Разрыв между двумя соратниками, а вместе с тем очередное крушение идеологии «промежуточной левой» во Франции, наступил после выпуска в свет трактата Камю «Бунтующий человек» (1951). Книга задумана как своего рода сопоставительная анатомия бунтарского сознания в Европе за последние два века: от просветителей до сюрреалистов, от народников до… гитлеровских «белокурых бестий». Столь причудливый ряд возможен лишь постольку, поскольку социальные корни каждого из ответвлений «бунтарства» обрублены, следовательно, вынуто их живое общественное нутро и оставлены полые, а потому схожие оболочки мятежа как такового (II, 517). Их уже нетрудно вытянуть друг за другом, словно звенья в цепочке «чистого становления» мятежности из самой себя, время от времени прибегающей к простым перестройкам все тех же исходных данных.

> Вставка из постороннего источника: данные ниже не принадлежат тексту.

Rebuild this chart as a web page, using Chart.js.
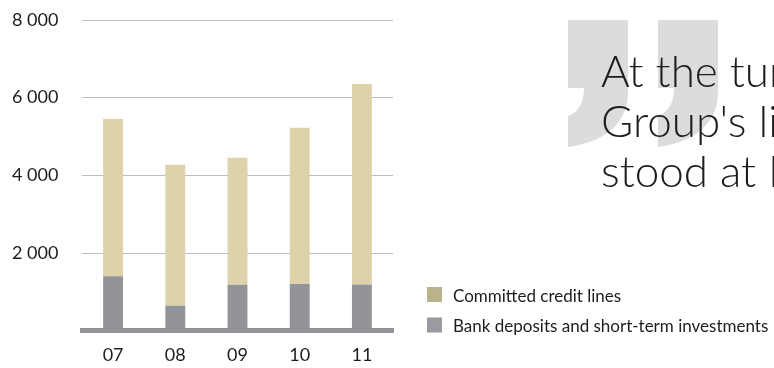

В результате на наше обозрение предстает озадачивающая вереница «провозвестников мятежа» – плод не столько исторического мышления, сколько раздраженной игры ума: здесь Сен-Жюст и маркиз де Сад оказываются предтечами Гегеля, Маркс шествует в паре с Ницше и Нечаев прокладывает путь Ленину.
Весь памфлет скрепляют две сквозные идеи, кстати, не принадлежащие самому Камю, а заимствованные из разных источников и сплетенные вместе.
Первая из них восходит к Достоевскому, но обработанному и повернутому с поправками на XX век Николаем Бердяевым, а затем растасканному на пропагандистские клише проворными журналистами. Она сводится к тому, что революционная философия вообще и марксизм в особенности – последний служит главной мишенью для Камю – есть лишь принявшее светский облик эсхатологическое мессианство. Оно унаследовано от иудейски-христианских пророков и попросту переиначено: вместо провидения обожествлена сама история и на ее алтарь брошено все и вся, искупителем первородного греха сделан рабочий, а в грядущем обещано все то же второе пришествие Христа с мозолистыми руками и светлое царство духа, но только уже на земле (II, 594–595). Свобода личности здесь растоптана железной поступью рационалистически истолкованной Истории, и жизнь сегодняшних поколений безжалостно принесена в жертву неведомому будущему «граду солнца» (II, 611–613).